AI-Powered Contextual Assistance

Machine learning can adapt the interface in real time. For example, a wearable could detect that the user is in a dark environment and automatically switch to high contrast mode. Or it could sense hand tremor and adjust touch rejection thresholds accordingly. On-device AI (using chips like Apple’s S9, Qualcomm’s Snapdragon W5) enables these adaptations without cloud latency.

Advanced Haptic Feedback and Skin-Textile Interfaces

Researchers are developing haptic actuators that can convey shape, texture, and directional cues through the skin. For visually impaired users, this could mean feeling the “shape” of a graph or the direction of a turn. Wearable textiles with integrated electrodes (e.g., vibrating wristbands) can provide subtle cues for navigation or notifications without auditory or visual disruption.

Universal Design for Brain-Computer Interfaces (BCI)
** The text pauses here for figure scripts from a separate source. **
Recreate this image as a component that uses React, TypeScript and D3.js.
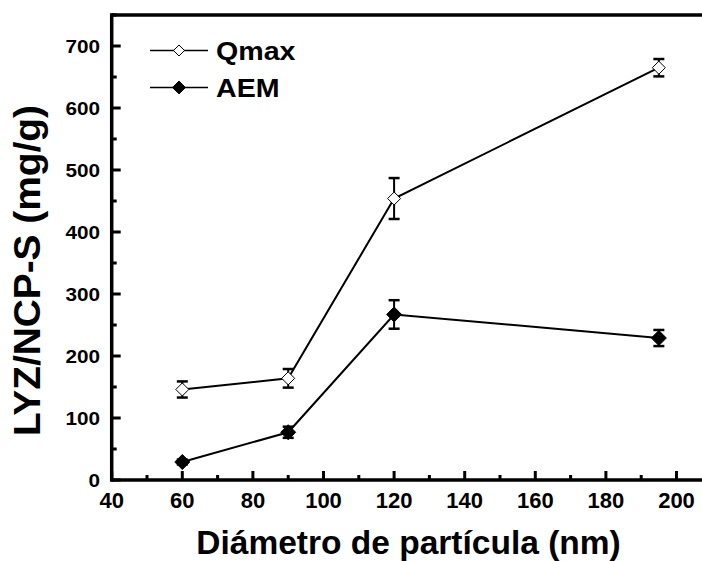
import React, { useEffect } from "react";
import * as d3 from "d3";

const diameters = [60, 90, 120, 195];
const qmaxValues = [146, 164, 454, 665];
const qmaxErrors = [13, 15, 33, 14];
const aemValues = [29, 77, 267, 229];
const aemErrors = [4, 9, 23, 13];
const xTicks = [40, 60, 80, 100, 120, 140, 160, 180, 200];
const yTicks = [0, 100, 200, 300, 400, 500, 600, 700];
const seriesNames = ["Qmax", "AEM"];

const W = 702;
const H = 561;
const FONT = "'Liberation Sans', Arial, Helvetica, sans-serif";

const x = d3.scaleLinear().domain([40, 210]).range([111.7, 711.8]);
const y = d3.scaleLinear().domain([0, 750]).range([480, 15]);

const diamond = (cx: number, cy: number, r: number) =>
  `M${cx},${cy - r}L${cx + r},${cy}L${cx},${cy + r}L${cx - r},${cy}Z`;

function Series({ values, errors, open }: { values: number[]; errors: number[]; open: boolean }) {
  const line = d3
    .line<number>()
    .x((_, i) => x(diameters[i]))
    .y((v) => y(v));
  const r = open ? 6.5 : 7.5;
  return (
    <g>
      <path d={line(values) || ""} fill="none" stroke="#000" strokeWidth={2} />
      {values.map((v, i) => {
        const cx = x(diameters[i]);
        const top = y(v + errors[i]);
        const bot = y(v - errors[i]);
        return (
          <g key={i}>
            <line x1={cx} x2={cx} y1={top} y2={bot} stroke="#000" strokeWidth={2} />
            <line x1={cx - 5.5} x2={cx + 5.5} y1={top} y2={top} stroke="#000" strokeWidth={2.5} />
            <line x1={cx - 5.5} x2={cx + 5.5} y1={bot} y2={bot} stroke="#000" strokeWidth={2.5} />
            <path
              d={diamond(cx, y(v), r)}
              fill={open ? "#fff" : "#000"}
              stroke="#000"
              strokeWidth={1}
            />
          </g>
        );
      })}
    </g>
  );
}

export default function App() {
  useEffect(() => {
    document.body.style.margin = "0";
    document.body.style.overflow = "hidden";
    document.documentElement.style.overflow = "hidden";
  }, []);
  const xMinor = d3.range(40, 211, 10).filter((t) => !xTicks.includes(t));
  const yMinor = d3.range(50, 751, 100);
  const x0 = x(40);
  const y0 = y(0);
  const yTop = y(750);
  const xRight = x(210);
  return (
    <svg
      width={W}
      height={H}
      viewBox={`0 0 ${W} ${H}`}
      style={{ position: "absolute", left: 0, top: 0, display: "block", background: "#fff" }}
      fontFamily={FONT}
      fontWeight="bold"
    >
      <rect x={0} y={0} width={W} height={H} fill="#fff" />
      {/* data */}
      <Series values={qmaxValues} errors={qmaxErrors} open={true} />
      <Series values={aemValues} errors={aemErrors} open={false} />

      {/* frame */}
      <line x1={x0} x2={xRight} y1={yTop} y2={yTop} stroke="#000" strokeWidth={3.5} />
      <line x1={x0} x2={xRight} y1={y0} y2={y0} stroke="#000" strokeWidth={3.5} />
      <line x1={x0} x2={x0} y1={yTop - 1.75} y2={y0 + 1.75} stroke="#000" strokeWidth={3.5} />

      {/* x ticks */}
      {xTicks.map((t) => (
        <g key={"xt" + t}>
          <line x1={x(t)} x2={x(t)} y1={y0} y2={y0 - 9} stroke="#000" strokeWidth={3} />
          <text x={x(t)} y={508} fontSize={22} textAnchor="middle" fill="#000">
            {t}
          </text>
        </g>
      ))}
      {xMinor.map((t) => (
        <line key={"xm" + t} x1={x(t)} x2={x(t)} y1={y0} y2={y0 - 5} stroke="#000" strokeWidth={3} />
      ))}

      {/* y ticks */}
      {yTicks.map((t) => (
        <g key={"yt" + t}>
          <line x1={x0} x2={x0 + 9} y1={y(t)} y2={y(t)} stroke="#000" strokeWidth={3} />
          <text
            transform={`translate(100,${y(t) + 6.5}) scale(1.15,1)`}
            fontSize={18}
            textAnchor="end"
            fill="#000"
          >
            {t}
          </text>
        </g>
      ))}
      {yMinor.map((t) => (
        <line key={"ym" + t} x1={x0} x2={x0 + 5} y1={y(t)} y2={y(t)} stroke="#000" strokeWidth={3} />
      ))}

      {/* legend */}
      {seriesNames.map((name, i) => {
        const ly = i === 0 ? 50.5 : 87.5;
        return (
          <g key={name}>
            <line x1={150} x2={208} y1={ly} y2={ly} stroke="#000" strokeWidth={1.5} />
            <path
              d={diamond(179, ly, i === 0 ? 5.5 : 6.5)}
              fill={i === 0 ? "#fff" : "#000"}
              stroke="#000"
              strokeWidth={1}
            />
            <text
              transform={`translate(216,${ly + 9}) scale(1.1,1)`}
              fontSize={26}
              fill="#000"
            >
              {name}
            </text>
          </g>
        );
      })}

      {/* axis titles */}
      <text x={408.5} y={554} fontSize={33.5} textAnchor="middle" fill="#000">
        Diámetro de partícula (nm)
      </text>
      <text
        transform={`translate(39.5,270.5) rotate(-90) scale(1.05,1)`}
        fontSize={37}
        textAnchor="middle"
        fill="#000"
      >
        LYZ/NCP-S (mg/g)
      </text>
    </svg>
  );
}
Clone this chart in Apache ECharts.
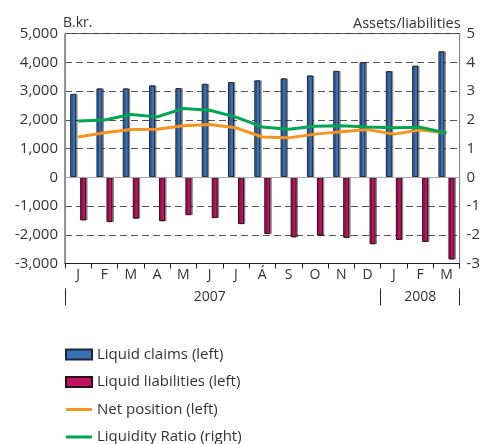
<!DOCTYPE html>
<html>
<head>
<meta charset="utf-8">
<script src="https://cdn.jsdelivr.net/npm/echarts@6/dist/echarts.min.js"></script>
<style>
  html, body { margin: 0; padding: 0; background: #fff; }
  #chart { width: 483px; height: 444px; }
</style>
</head>
<body>
<div id="chart"></div>
<script>
// Monthly categories, Jan 2007 – Mar 2008
var months = ['J', 'F', 'M', 'A', 'M', 'J', 'J', 'Á', 'S', 'O', 'N', 'D', 'J', 'F', 'M'];
var yearLabels = ['', '', '', '', '', '2007', '', '', '', '', '', '', '', '2008', ''];
// Year separators: start of 2007, start of 2008 (12 months in), end of range
var yearSpan = 12;

// Left axis, B.kr.
var liquidClaims = [2900, 3090, 3090, 3195, 3100, 3250, 3310, 3370, 3440, 3540, 3700, 4000, 3690, 3880, 4380];
var liquidLiabilities = [-1500, -1560, -1440, -1530, -1320, -1420, -1630, -1975, -2090, -2030, -2110, -2330, -2180, -2250, -2860];
var netPosition = [1400, 1545, 1660, 1670, 1790, 1835, 1720, 1400, 1370, 1500, 1580, 1660, 1500, 1640, 1545];

// Right axis, assets/liabilities
var liquidityRatio = [1.96, 1.99, 2.18, 2.10, 2.39, 2.33, 2.09, 1.75, 1.67, 1.77, 1.79, 1.75, 1.72, 1.74, 1.54];

var FONT = 'Open Sans';
var TEXT = '#333';
var LINE_ICON = 'path://M0,0 H26 V3 H0 Z';

var chart = echarts.init(document.getElementById('chart'), null, { renderer: 'canvas' });

chart.setOption({
  animation: false,
  backgroundColor: '#fff',
  textStyle: { fontFamily: FONT, color: TEXT },
  grid: {
    left: 65, right: 22, top: 33.5, bottom: 180.5,
    show: true, borderColor: '#333', borderWidth: 1, backgroundColor: 'transparent'
  },
  legend: {
    orient: 'vertical',
    left: 60, top: 347,
    height: 140,
    padding: [0, 5],
    itemWidth: 26, itemHeight: 10, itemGap: 12.5,
    textStyle: { fontFamily: FONT, fontSize: 15, color: TEXT },
    data: [
      { name: 'Liquid claims (left)', icon: 'rect', itemStyle: { shadowColor: 'transparent' } },
      { name: 'Liquid liabilities (left)', icon: 'rect', itemStyle: { shadowColor: 'transparent' } },
      { name: 'Net position (left)', icon: LINE_ICON },
      { name: 'Liquidity Ratio (right)', icon: LINE_ICON }
    ]
  },
  xAxis: [
    {
      type: 'category',
      data: months,
      boundaryGap: true,
      axisLine: { onZero: false, lineStyle: { color: '#222', width: 1 } },
      axisTick: { show: true, inside: false, length: 5, lineStyle: { color: '#222' } },
      axisLabel: { fontFamily: FONT, fontSize: 14, color: TEXT, margin: 5, interval: 0 },
      splitLine: { show: false }
    },
    {
      // year labels
      type: 'category',
      data: yearLabels,
      position: 'bottom',
      offset: 25,
      boundaryGap: true,
      axisLine: { show: false, onZero: false },
      axisTick: { show: false },
      axisLabel: { fontFamily: FONT, fontSize: 14, color: TEXT, margin: 2, interval: 0 },
      splitLine: { show: false }
    },
    {
      // year separators
      type: 'value',
      min: 0, max: months.length, interval: yearSpan,
      position: 'bottom',
      offset: 25,
      axisLine: { show: false, onZero: false },
      axisTick: { show: true, inside: false, length: 17, lineStyle: { color: '#222' } },
      axisLabel: { show: false },
      splitLine: { show: false }
    }
  ],
  yAxis: [
    {
      type: 'value',
      min: -3000, max: 5000, interval: 1000,
      name: 'B.kr.',
      nameLocation: 'end',
      nameGap: 10,
      nameMoveOverlap: false,
      nameTextStyle: { fontFamily: FONT, fontSize: 14, color: TEXT, align: 'left', verticalAlign: 'middle', padding: [0, 0, 0, -2] },
      axisLine: { show: true, lineStyle: { color: '#888' } },
      axisTick: { show: false },
      axisLabel: {
        fontFamily: FONT, fontSize: 15, color: TEXT, margin: 7,
        formatter: function (v) { return v.toLocaleString('en-US'); }
      },
      splitLine: { show: true, lineStyle: { color: '#555', type: [7, 4], width: 1 } }
    },
    {
      type: 'value',
      min: -3, max: 5, interval: 1,
      name: 'Assets/liabilities',
      nameLocation: 'end',
      nameGap: 10,
      nameMoveOverlap: false,
      nameTextStyle: { fontFamily: FONT, fontSize: 14.5, color: TEXT, align: 'right', verticalAlign: 'middle', padding: [0, -1, 0, 0] },
      axisLine: { show: true, lineStyle: { color: '#888' } },
      axisTick: { show: false },
      axisLabel: { fontFamily: FONT, fontSize: 15, color: TEXT, margin: 7 },
      splitLine: { show: false }
    }
  ],
  series: [
    {
      name: 'Liquid claims (left)',
      type: 'bar',
      data: liquidClaims,
      barWidth: 6,
      barGap: '67%',
      itemStyle: {
        color: '#3a71b6', borderColor: '#1c2838', borderWidth: 1,
        shadowColor: 'rgba(0,0,0,0.35)', shadowOffsetX: 1.5, shadowBlur: 0
      },
      markLine: {
        silent: true, symbol: 'none', label: { show: false },
        lineStyle: { color: '#aaa', type: 'solid', width: 1 },
        data: [{ yAxis: 0 }]
      },
      z: 3
    },
    {
      name: 'Liquid liabilities (left)',
      type: 'bar',
      data: liquidLiabilities,
      barWidth: 6,
      itemStyle: {
        color: '#c0135f', borderColor: '#2a0d1a', borderWidth: 1,
        shadowColor: 'rgba(0,0,0,0.35)', shadowOffsetX: 1.5, shadowBlur: 0
      },
      z: 3
    },
    {
      name: 'Net position (left)',
      type: 'line',
      data: netPosition,
      yAxisIndex: 0,
      symbol: 'none',
      lineStyle: { color: '#f7931e', width: 3 },
      itemStyle: { color: '#f7931e' },
      z: 4
    },
    {
      name: 'Liquidity Ratio (right)',
      type: 'line',
      data: liquidityRatio,
      yAxisIndex: 1,
      symbol: 'none',
      lineStyle: { color: '#00a651', width: 3 },
      itemStyle: { color: '#00a651' },
      z: 5
    }
  ]
});
</script>
</body>
</html>
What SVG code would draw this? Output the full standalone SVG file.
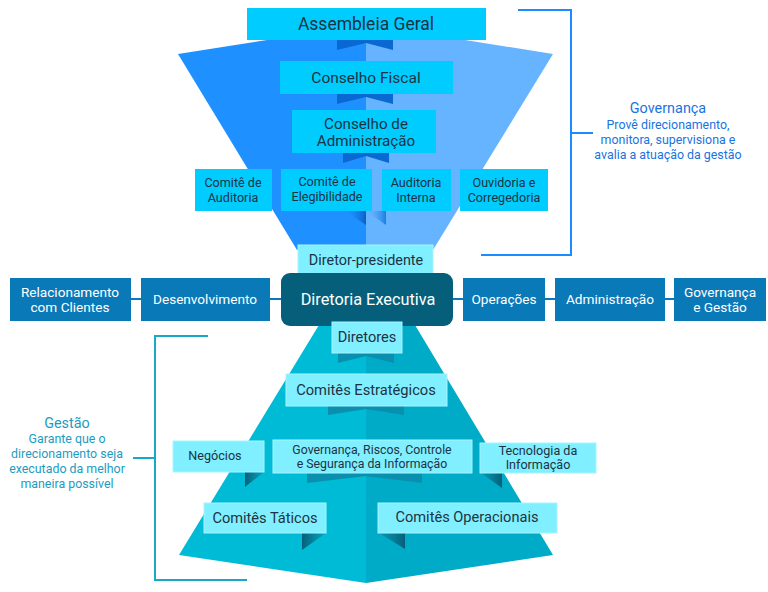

While still experimental, BCI wearables like the NextMind device or Apple’s patent filings hint at future control via neural signals. For users with locked-in syndrome or severe motor disabilities, this could be the ultimate accessibility tool. Designers should start considering how to integrate BCI as an input method alongside touch and voice.

Conclusion

Designing wearable devices with genuine accessibility features is not a checkbox exercise—it’s an ongoing commitment to understanding human diversity. By investing in high-contrast displays, haptic feedback, voice control, simplified interfaces, and other inclusive features, manufacturers can serve users who have long been overlooked by mainstream tech. The practical steps are clear: involve disabled users from the start, follow standards like WCAG 2.1, iterate on feedback, and balance performance with battery life.

The wearable industry is still young. There is ample room for innovation that sets a new bar for inclusivity. When a person with Parkinson’s can independently track their tremors with a smartwatch, or a deaf user can feel the rhythm of their heartbeat through a personalized vibration pattern, technology fulfills its promise: to empower everyone, not just those without disabilities. That is the future we should build, one wearable at a time.